Nationwide, over 40 million borrowers are set to resume making payments this month, following a three-and-a-half-year pandemic payment pause. In that time, a majority of loans were transferred to different loan servicers.
“There are millions of Pennsylvanians set to resume loan payments and they need support and assistance to ensure their payment rates are accurate and fair,” Attorney General Henry said. “I am extremely concerned that loan servicers are unprepared or overwhelmed by the sheer amount of borrowers entering repayment at the same time, which could lead to drastic account errors.”
Additionally, some servicers appear to be struggling to begin implementation of the new SAVE plan. For example, earlier this month, MOHELA, the servicer that manages all accounts on track for Public Service Loan Forgiveness, had to re-issue payment notices for borrowers enrolled in the SAVE plan. This became necessary because MOHELA’s original notices, issued in August 2023, listed a higher monthly payment than allowable under the SAVE guidelines that took effect in July 2023.
In their letter, the states also express concern that many of the reported account issues are affecting low-income borrowers and they go on to explain that although the Biden Administration has opened potential additional avenues toward debt relief, these avenues are of limited use in resolving return to repayment problems and do not address the problem of interest accrual.
While the states appreciate the steps the Biden Administration has taken to protect borrowers who miss monthly payments in the first twelve months of repayment from credit harm and default, they believe further action can and should be taken. Specifically, the coalition urges the Biden Administration to do more to mitigate harm to borrowers, including instructing its servicers to liberally place borrowers affected by servicing errors, or who are unable to obtain affordable monthly payments consistent with the Department of Education’s guidelines, into forbearance until these issues are corrected. The letter asks that the same forbearance be applied for groups of borrowers who are awaiting loan forgiveness.
Attorney General Henry also encourages student loan borrowers to enroll in the federal SAVE Plan. It is the new income driven repayment (IDR) plan, and could reduce your payments significantly even if you were previously enrolled in an IDR plan.
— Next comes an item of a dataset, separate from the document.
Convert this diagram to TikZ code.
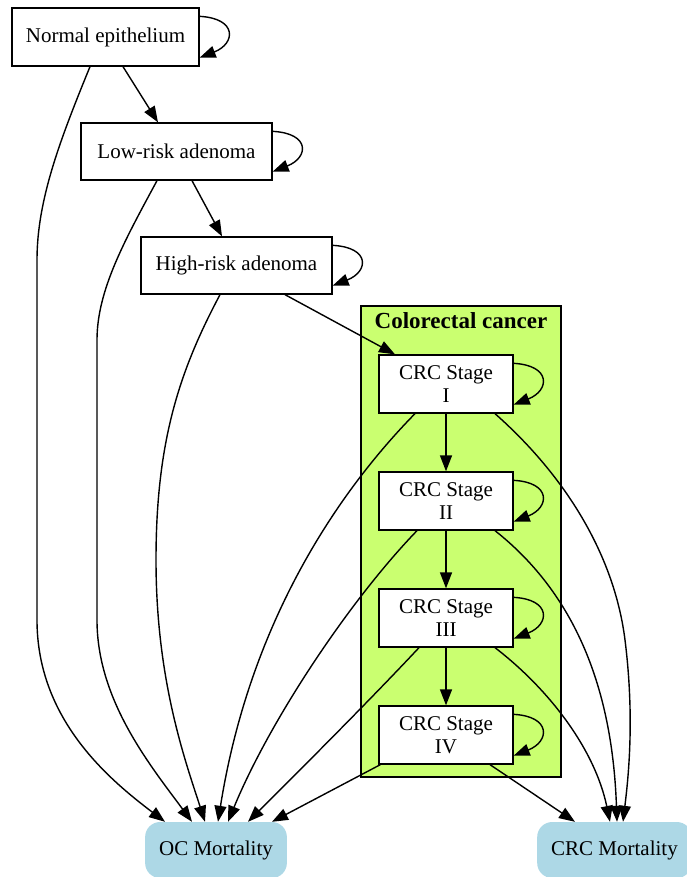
\documentclass[tikz,border=0pt]{standalone}
\usepackage{fontspec}
\setmainfont{Liberation Serif}
\usetikzlibrary{arrows.meta}
\definecolor{clustergreen}{HTML}{CAFF70}
\definecolor{mortblue}{HTML}{ADD8E6}

\begin{document}
\begin{tikzpicture}[
  x=1pt, y=-1pt,
  every node/.style={font=\fontsize{21}{23}\selectfont, inner sep=0pt},
  state/.style={draw, fill=white, line width=1.3pt, minimum width=191pt, minimum height=57pt},
  stage/.style={draw, fill=white, line width=1.3pt, align=center,
    minimum width=134pt, minimum height=58pt},
  sink/.style={fill=mortblue, rounded corners=15pt, inner xsep=14pt, minimum height=56pt},
  cluster/.style={draw, fill=clustergreen, line width=1.3pt,
    minimum width=200pt, minimum height=471pt},
  trans/.style={line width=1.4pt, -{Triangle[length=16pt, width=12pt]}},
]
  \useasboundingbox (0,0) rectangle (687,877);
  % Cancer cluster
  \node[cluster] (cancer) at (461,541.5) {};
  \node[font=\fontsize{23}{25}\selectfont\bfseries, anchor=base] (cancerlbl) at (461,328) {Colorectal cancer};
  % Nodes
  \node[state, minimum width=187pt, minimum height=58pt] (ne) at (105.5,37) {Normal epithelium};
  \node[state] (lr) at (176.5,151.5) {Low-risk adenoma};
  \node[state] (hr) at (236.5,265.5) {High-risk adenoma};
  \node[stage] (s1) at (446,384) {CRC Stage\\I};
  \node[stage] (s2) at (446,501) {CRC Stage\\II};
  \node[stage] (s3) at (446,618) {CRC Stage\\III};
  \node[stage] (s4) at (446,735) {CRC Stage\\IV};
  \node[sink] (oc) at (216,850) {OC Mortality};
  \node[sink] (crcm) at (614.5,850) {CRC Mortality};
  % Progression
  \draw[trans] ([xshift=17.5pt]ne.south) -- ([xshift=-18.5pt]lr.north);
  \draw[trans] ([xshift=15.5pt]lr.south) -- ([xshift=-14.5pt]hr.north);
  \draw[trans] ([xshift=48.5pt]hr.south) -- ([xshift=-51pt]s1.north);
  \draw[trans] (s1) -- (s2);
  \draw[trans] (s2) -- (s3);
  \draw[trans] (s3) -- (s4);
  % Staying in the same state
  \foreach \n in {ne,lr,hr,s1,s2,s3,s4}
    \draw[trans] ([yshift=-9pt]\n.north east) .. controls +(38,2) and +(36,-14) .. ([yshift=9pt]\n.south east);
  % Other-cause deaths
  \draw[trans] ([xshift=-15.5pt]ne.south) .. controls (60,140) and (37,200) .. (37,260)
    -- (37,620) .. controls (37,720) and (110,780) .. ([xshift=-51pt]oc.north);
  \draw[trans] ([xshift=-19.5pt]lr.south) .. controls (125,240) and (97,290) .. (97,340)
    -- (97,620) .. controls (97,700) and (150,765) .. ([xshift=-24pt]oc.north);
  \draw[trans] ([xshift=-16.5pt]hr.south) .. controls (180,370) and (156,440) .. (156,560)
    .. controls (156,680) and (185,760) .. ([xshift=-11pt]oc.north);
  \draw[trans] ([xshift=-31pt]s1.south) .. controls (340,490) and (250,620) .. ([xshift=2pt]oc.north);
  \draw[trans] ([xshift=-29pt]s2.south) .. controls (350,600) and (270,720) .. ([xshift=12pt]oc.north);
  \draw[trans] ([xshift=-27pt]s3.south) .. controls (370,700) and (300,770) .. ([xshift=32pt]oc.north);
  \draw[trans] ([xshift=2pt]s4.south west) -- ([xshift=56pt]oc.north);
  % Cancer deaths
  \draw[trans] ([xshift=49pt]s1.south) .. controls (570,480) and (615,560) .. (625,640)
    .. controls (635,720) and (628,780) .. ([xshift=8.5pt]crcm.north);
  \draw[trans] ([xshift=49pt]s2.south) .. controls (570,590) and (612,680) .. ([xshift=2.5pt]crcm.north);
  \draw[trans] ([xshift=49pt]s3.south) .. controls (550,690) and (595,750) .. ([xshift=-4.5pt]crcm.north);
  \draw[trans] ([xshift=44pt]s4.south) -- ([xshift=-39.5pt]crcm.north);
\end{tikzpicture}
\end{document}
You can enroll in the SAVE plan by contacting your servicer or visiting www.studentaid.gov/SAVE.
In sending the letter, co-led by Massachusetts Attorney General Andrea Joy Campbell and Washington Attorney General Bob Ferguson, Pennsylvania was joined by the Attorneys General of Arizona, California, Colorado, Connecticut, Delaware, Hawaii, Illinois, Maryland, Michigan, Minnesota, Nevada, New York, Oregon, Vermont, Wisconsin, and the District of Columbia.